Monday, May 25, 2009
Education and creativity
You may have seen this TED talk by Sir Ken Robinson titled Do Schools Kill Creativity? I only discovered it last week when a friend of mine posted it on Facebook. It's not only interesting and insightful but also really funny ("If a man speaks his mind in a forest, and no woman hears him, is he still wrong?"), so if you haven't seen it, press Play. If you have, watch it again.

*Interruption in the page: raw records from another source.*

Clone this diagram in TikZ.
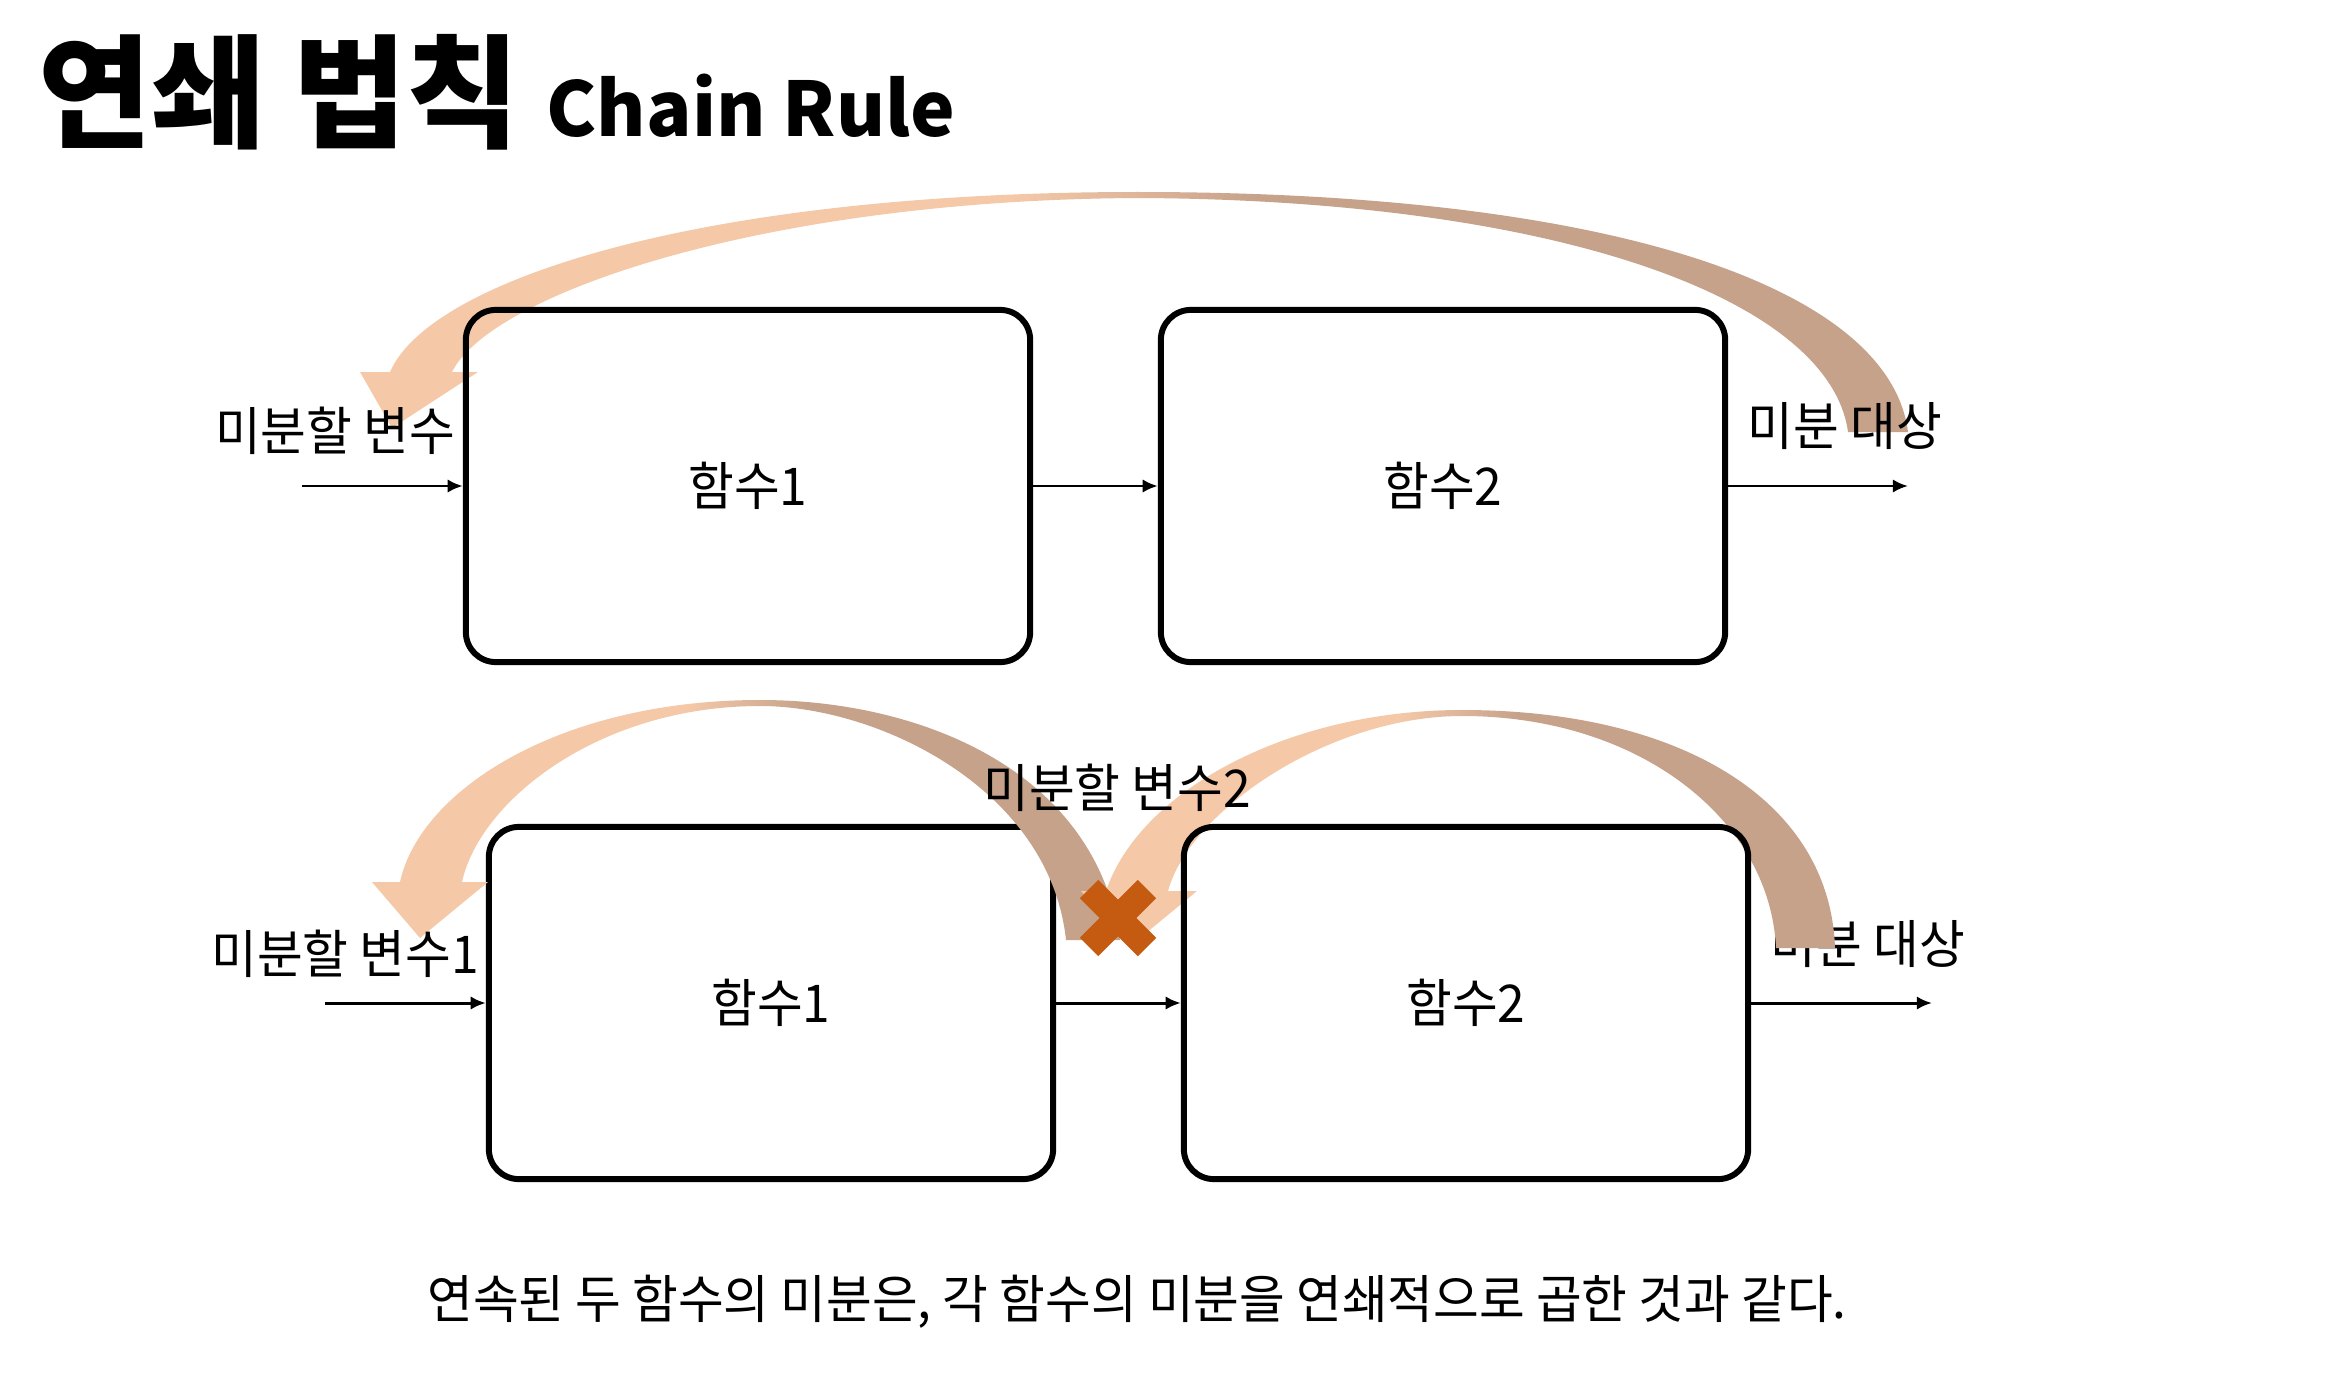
\documentclass[tikz,border=0pt]{standalone}
\usepackage{fontspec}
\setmainfont{Noto Sans CJK KR}
\newfontfamily\krfont[FakeStretch=0.955]{Noto Sans CJK KR}
\newfontfamily\headfont{Noto Sans CJK KR}
\usetikzlibrary{arrows.meta}

\definecolor{arcpeach}{HTML}{F5C9A8}
\definecolor{arctan}{HTML}{C6A28A}
\definecolor{xorange}{HTML}{C55A11}

% left half light, right half darker, short blend around the apex
\pgfdeclarehorizontalshading{arcfill}{100bp}{color(0bp)=(arcpeach); color(46bp)=(arcpeach); color(54bp)=(arctan); color(100bp)=(arctan)}

\tikzset{
  fnbox/.style={draw=black, line width=1.7pt, rounded corners=0.3cm,
    minimum width=5.64cm, minimum height=3.52cm, inner sep=0pt,
    font=\krfont\fontsize{14.8pt}{17pt}\selectfont},
  conn/.style={-{Latex[length=4.3pt,width=3.8pt]}, line width=0.85pt},
  lbl/.style={inner sep=0pt, font=\krfont\fontsize{14.8pt}{17pt}\selectfont},
  curvedarrow/.style={shading=arcfill},
  xmark/.style={fill=xorange},
}

\begin{document}
\begin{tikzpicture}[x=0.01cm, y=-0.01cm]
\useasboundingbox (0,0) rectangle (2345,1385);
\fill[white] (0,0) rectangle (2345,1385);

% heading
\node[anchor=base west, inner sep=0pt, font=\headfont\bfseries\fontsize{35pt}{40pt}\selectfont] (title) at (38,139) {연쇄 법칙};
\node[anchor=base west, inner sep=0pt, font=\headfont\bfseries\fontsize{21.4pt}{25pt}\selectfont] (subtitle) at (546,137) {Chain Rule};

% ---------- upper chain ----------
\shade[curvedarrow] (1908,432) .. controls (1890,290) and (1620,192) .. (1138,192)
  .. controls (700,192) and (430,280) .. (390,372)
  -- (360,372) -- (392,428) -- (478,372) -- (452,372)
  .. controls (490,295) and (760,200) .. (1138,198)
  .. controls (1560,200) and (1830,300) .. (1848,432) -- cycle;

\node[fnbox] (ta) at (748,486) {함수1};
\node[fnbox] (tb) at (1443,486) {함수2};
\coordinate (tin) at (302,486);
\coordinate (tout) at (1908,486);
\draw[conn] (tin) -- (ta.west);
\draw[conn] (ta.east) -- (tb.west);
\draw[conn] (tb.east) -- (tout);
\node[lbl] (tvar) at (335,431) {미분할 변수};
\node[lbl] (ttgt) at (1845,426) {미분 대상};

% ---------- lower chain ----------
\node[lbl] (btgt) at (1868,944) {미분 대상};
\node[fnbox] (ba) at (771,1003) {함수1};

\shade[curvedarrow] (1120,940) .. controls (1095,770) and (920,700) .. (760,700)
  .. controls (560,700) and (420,790) .. (400,882)
  -- (372,882) -- (420,938) -- (488,882) -- (462,882)
  .. controls (480,800) and (600,706) .. (760,706)
  .. controls (880,706) and (1050,790) .. (1066,940) -- cycle;

\shade[curvedarrow] (1835,948) .. controls (1830,800) and (1680,710) .. (1462,710)
  .. controls (1290,710) and (1140,790) .. (1106,891)
  -- (1081,891) -- (1129,947) -- (1197,891) -- (1168,891)
  .. controls (1190,810) and (1330,716) .. (1462,716)
  .. controls (1640,716) and (1770,820) .. (1776,948) -- cycle;

\node[fnbox] (bb) at (1466,1003) {함수2};
\coordinate (bin) at (325,1003);
\coordinate (bout) at (1932,1003);
\draw[conn] (bin) -- (ba.west);
\draw[conn] (ba.east) -- (bb.west);
\draw[conn] (bb.east) -- (bout);
\node[lbl] (bvar1) at (345,954) {미분할 변수1};
\node[lbl] (bvar2) at (1117,788) {미분할 변수2};

% cross over the middle link
\begin{scope}[shift={(1118,918)}, rotate=45]
\fill[xmark] (41,13) -- (13,13) -- (13,41) -- (-13,41) -- (-13,13) -- (-41,13)
  -- (-41,-13) -- (-13,-13) -- (-13,-41) -- (13,-41) -- (13,-13) -- (41,-13) -- cycle;
\end{scope}

% summary line
\node[lbl] (caption) at (1137,1302) {연속된 두 함수의 미분은, 각 함수의 미분을 연쇄적으로 곱한 것과 같다.};
\end{tikzpicture}
\end{document}
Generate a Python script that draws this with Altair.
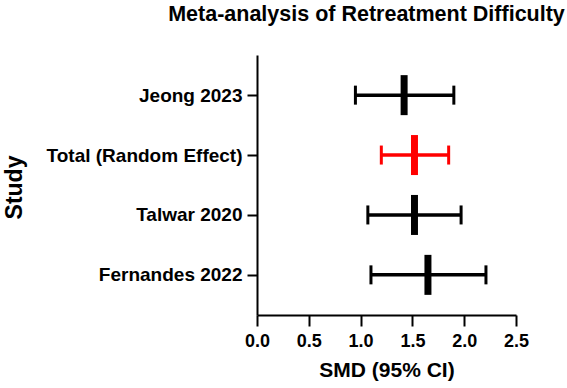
import altair as alt
import pandas as pd

studies = ["Jeong 2023", "Total (Random Effect)", "Talwar 2020", "Fernandes 2022"]
smd = [1.42, 1.52, 1.52, 1.65]
lower = [0.95, 1.20, 1.07, 1.10]
upper = [1.90, 1.85, 1.97, 2.21]
colors = ["black", "red", "black", "black"]
x_ticks = [0.0, 0.5, 1.0, 1.5, 2.0, 2.5]

df = pd.DataFrame({"study": studies, "smd": smd, "lower": lower,
                   "upper": upper, "color": colors})

FONT = "Liberation Sans"

y_enc = alt.Y("study:N", sort=studies,
              scale=alt.Scale(type="point", padding=0.67),
              axis=alt.Axis(title="Study", titleFont=FONT, titleFontSize=23,
                            titleFontWeight="bold", titleColor="black",
                            titleAngle=-90, titleX=-236, titleY=132,
                            titleAlign="center", titleBaseline="alphabetic",
                            labelFont=FONT, labelFontSize=19, labelFontWeight="bold",
                            labelColor="black", labelPadding=5, labelLimit=0,
                            tickSize=10, tickWidth=2, tickColor="black",
                            domainWidth=2, domainColor="black", grid=False))

x_scale = alt.Scale(domain=[0, 2.5], nice=False, zero=False)
x_axis = alt.Axis(title="SMD (95% CI)", values=x_ticks, format=".1f",
                  titleFont=FONT, titleFontSize=21, titleFontWeight="bold",
                  titleColor="black", titlePadding=9,
                  labelFont=FONT, labelFontSize=18, labelFontWeight="bold",
                  labelColor="black", labelPadding=6,
                  labelFlush=False, labelAlign="center", labelOverlap=False,
                  tickSize=11, tickWidth=2, tickColor="black",
                  domainWidth=2, domainColor="black", grid=False)

color_enc = alt.Color("color:N", scale=None)

base = alt.Chart(df)

rule = base.mark_rule(strokeWidth=3.5, opacity=1).encode(
    x=alt.X("lower:Q", scale=x_scale, axis=x_axis),
    x2="upper:Q",
    y=y_enc,
    color=color_enc,
)
cap_lo = base.mark_tick(size=19, thickness=3, opacity=1).encode(
    x=alt.X("lower:Q", scale=x_scale), y=alt.Y("study:N", sort=studies), color=color_enc)
cap_hi = base.mark_tick(size=19, thickness=3, opacity=1).encode(
    x=alt.X("upper:Q", scale=x_scale), y=alt.Y("study:N", sort=studies), color=color_enc)
mean = base.mark_tick(size=40, thickness=7, opacity=1).encode(
    x=alt.X("smd:Q", scale=x_scale), y=alt.Y("study:N", sort=studies), color=color_enc)

chart = alt.layer(rule, cap_lo, cap_hi, mean).properties(
    width=259, height=260,
    title=alt.TitleParams("Meta-analysis of Retreatment Difficulty",
                          font=FONT, fontSize=21.5, fontWeight="bold",
                          color="black", anchor="middle", dx=-20, offset=30),
    autosize=alt.AutoSizeParams(type="none"),
    padding={"left": 257, "top": 55, "right": 51, "bottom": 73},
).configure(background="white", view=alt.ViewConfig(stroke=None))

chart.save("out.html", embed_options={"renderer": "svg", "actions": False})
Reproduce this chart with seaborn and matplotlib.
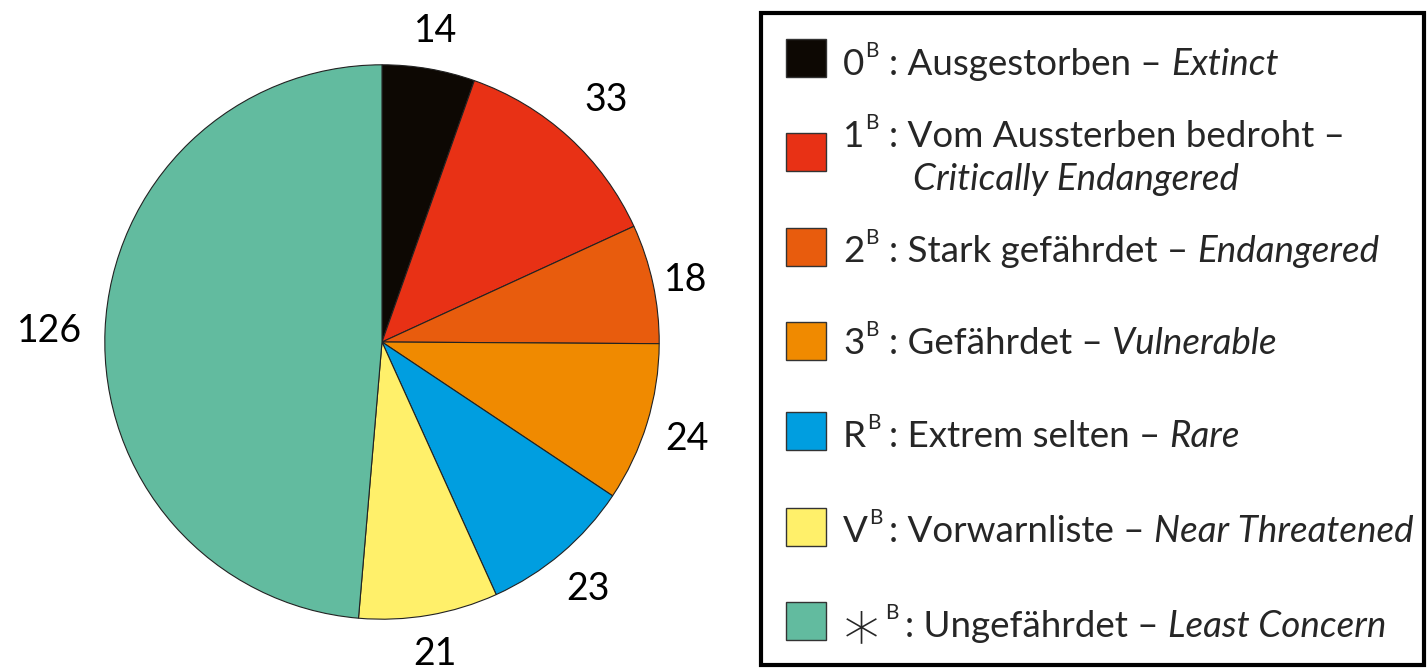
import matplotlib.pyplot as plt
import seaborn as sns
from matplotlib.patches import Rectangle

# Rote-Liste-Kategorien, Anzahl Arten
counts = [14, 33, 18, 24, 23, 21, 126]
codes = ["0", "1", "2", "3", "R", "V", "\u2217"]
german = ["Ausgestorben", "Vom Aussterben bedroht", "Stark gefährdet",
          "Gefährdet", "Extrem selten", "Vorwarnliste", "Ungefährdet"]
english = ["Extinct", "Critically Endangered", "Endangered", "Vulnerable",
           "Rare", "Near Threatened", "Least Concern"]
colors = ["#0d0803", "#e83115", "#e85c0d", "#f08a00", "#009ee0", "#fff06a", "#62bb9f"]

sns.set_theme(style="white")
plt.rcParams["font.family"] = ["Lato", "DejaVu Sans"]

W, H = 1428, 671
fig = plt.figure(figsize=(W / 100, H / 100), dpi=100)

# pie
ax = fig.add_axes([102 / W, 49 / H, 560 / W, 560 / H])
wedges, texts = ax.pie(counts, labels=[str(c) for c in counts],
                       colors=sns.color_palette(colors), startangle=90,
                       counterclock=False, radius=0.99, labeldistance=1.0,
                       wedgeprops=dict(edgecolor="#222222", linewidth=0.8),
                       textprops=dict(fontsize=27, color="black"))
label_dist = [1.15, 1.2, 1.12, 1.15, 1.15, 1.13, 1.2]
for t, d in zip(texts, label_dist):
    x, y = t.get_position()
    t.set_position((x * d, y * d))
    t.set_ha("center")
    t.set_va("center_baseline")
ax.set_xlim(-1, 1)
ax.set_ylim(-1, 1)
ax.set_aspect("auto")
ax.set_axis_off()

# legend drawn by hand in pixel coordinates
lg = fig.add_axes([0, 0, 1, 1])
lg.set_xlim(0, W)
lg.set_ylim(H, 0)
lg.set_axis_off()
lg.patch.set_alpha(0)
lg.add_patch(Rectangle((761, 13), 663, 652, fill=False, lw=3, ec="black"))

base = [75, 147, 262, 354, 447, 542, 637]
sq_mid = [58, 152, 247, 341, 431, 527, 621]
renderer = fig.canvas.get_renderer()
fs = 26.5
for i in range(len(counts)):
    lg.add_patch(Rectangle((786, sq_mid[i] - 19), 40, 38, fc=colors[i],
                           ec="#333333", lw=1))
    if codes[i] == "\u2217":
        c = lg.text(839, base[i] + 12, codes[i], fontsize=52, va="baseline",
                    ha="left", family="DejaVu Sans", weight="light")
    else:
        c = lg.text(843, base[i], codes[i], fontsize=fs, va="baseline", ha="left")
    cb = c.get_window_extent(renderer)
    b = lg.text(cb.x1 + 1, base[i] - 18, "B", fontsize=15, va="baseline", ha="left")
    bb = b.get_window_extent(renderer)
    x0 = max(bb.x1 + 6, 889)
    if i == 1:
        lg.text(x0, base[i], ": " + german[i] + " \u2013", fontsize=fs,
                va="baseline", ha="left")
        lg.text(913, base[i] + 43, english[i], fontsize=fs, style="italic",
                va="baseline", ha="left")
    else:
        g = lg.text(x0, base[i], ": " + german[i] + " \u2013 ", fontsize=fs,
                    va="baseline", ha="left")
        gb = g.get_window_extent(renderer)
        lg.text(gb.x1, base[i], english[i], fontsize=fs, style="italic",
                va="baseline", ha="left")

fig.savefig("out.png", dpi=100)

I was a bit reluctant to watch it because of the title, Do Schools Kill Creativity? It's all too easy to criticize schools and teachers. Most teachers want to encourage creativity and give every child an opportunity to shine. They do their best to make their subjects interesting and to promote creativity. But what many people don't realize is that teachers work in a very difficult environment and are under a lot of pressure to prove that they are doing their jobs well, which is why, a lot of the time, they have to teach children how to pass exams, instead of how to think for themselves.
Fortunately Sir (I love that he's been knighted) Ken Robinson is not talking about teacher's shortcomings, but about a systemic problem. The fact that our education is based on an outdated system that encourages homogeneous thinking, and it's based on memorizing facts, dates, and formulae instead of giving children the skills to come to their own conclusions. A system that doesn't encourage experimentation or the value of making mistakes as learning tools, and that, as he brilliantly put it, prepares everyone to be an University professor.
Shouldn't we be teaching children to think for themselves, shouldn't we be giving them the skills to create, look at things in a different light? Experiment? Shouldn't we be fostering their different talents?
I was lucky at school, I found it fairly easy and never had to try that hard, but I was definitely encouraged to stick with what I did well. Spanish and writing were my strong points, it was decided early on (and for this, I'm grateful). I was also told that Foreign Languages, and English in particular, were definitely not my thing. I now realize that what wasn't right for me was the teaching method, but if it hadn't been for my love of traveling and my curiosity about other cultures, I'd still think that English was something I couldn't do.
Sir Ken Robinson advocates a school that promotes uniqueness, that caters to different learning styles, that fosters mistakes as a way to learn things, that encourages children to experiment and be creative. I hope that we can make this a reality.